At the query level, FloeDB records execution metadata — which queries are run, how they are planned, how long they take, and what resources they consume — as queryable data within the system. This eliminates the need for external query analyzers or slow-query log parsers. An operator can simply ask the database, using its native query language, to show the ten slowest queries from the past hour, along with their execution plans and resource consumption profiles.
Implications for AI-Driven Database Management
Perhaps the most forward-looking aspect of FloeDB’s design philosophy is its implications for AI-driven database management. As the FloeDB blog notes, a database that contains comprehensive metadata about its own behavior provides a rich substrate for machine learning models to analyze and optimize. Rather than requiring an external AI system to ingest data from multiple monitoring sources, correlate it, and then issue recommendations or automated actions, an AI-native database can reason about its own state directly.
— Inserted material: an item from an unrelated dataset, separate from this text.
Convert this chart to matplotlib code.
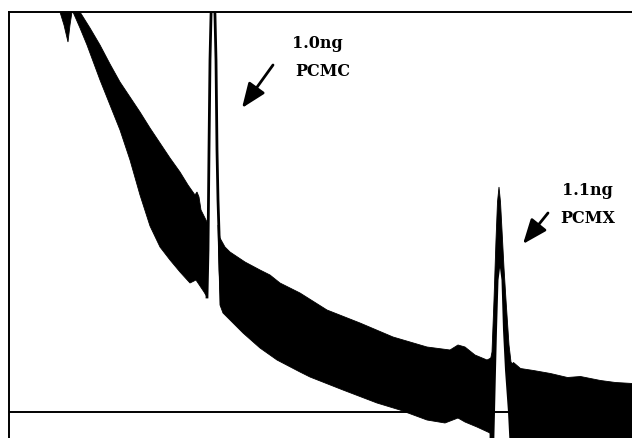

This is particularly relevant as the industry moves toward autonomous database operations. Major cloud providers have already introduced auto-tuning and self-healing capabilities in their managed database services — Amazon Aurora’s machine learning-based query optimization and Google’s AlloyDB autoscaling are notable examples. But these capabilities are typically implemented as platform-level features that sit outside the database engine itself. FloeDB’s approach suggests that autonomic capabilities should be grounded in the database’s own self-knowledge, making them more portable, more transparent, and more deeply integrated with the data model.
Challenges and Trade-Offs
The self-instrumented database model is not without trade-offs. Storing comprehensive metadata and instrumentation data alongside user data increases storage requirements and can introduce performance overhead. Every write operation that also records metadata about itself is, by definition, doing more work than a write operation that does not. The FloeDB team acknowledges this tension but argues that the cost is modest relative to the benefits, particularly as storage costs continue to decline and as the operational cost of not having adequate instrumentation — in the form of extended outages, misdiagnosed performance problems, and manual toil — remains high.
There is also the question of standardization. If every database implements its own metadata and instrumentation model, operators managing heterogeneous environments may find themselves dealing with multiple proprietary schemas for what is conceptually the same information. The OpenTelemetry project has made significant progress in standardizing application-level observability, but no equivalent standard exists for database-level self-instrumentation. Whether one emerges — and whether it gains sufficient adoption to matter — remains an open question.
A Design Philosophy Whose Time May Have Come
The argument that databases should contain their own metadata and instrumentation is, at its core, an argument about design philosophy. It holds that the boundary between a database and the tools used to understand it is artificial and counterproductive — that a well-designed data system should be as transparent about its own behavior as it is about the data it stores.
For industry insiders who have spent years stitching together monitoring stacks, debugging performance problems across multiple observability layers, and wishing their databases could simply tell them what was wrong, the appeal of this vision is obvious. Whether FloeDB or any other project can deliver on it at production scale, with acceptable performance trade-offs, will determine whether self-instrumented databases become the new standard or remain an elegant idea waiting for its moment. The engineering community, increasingly frustrated with the status quo of fragmented observability, appears ready for the experiment.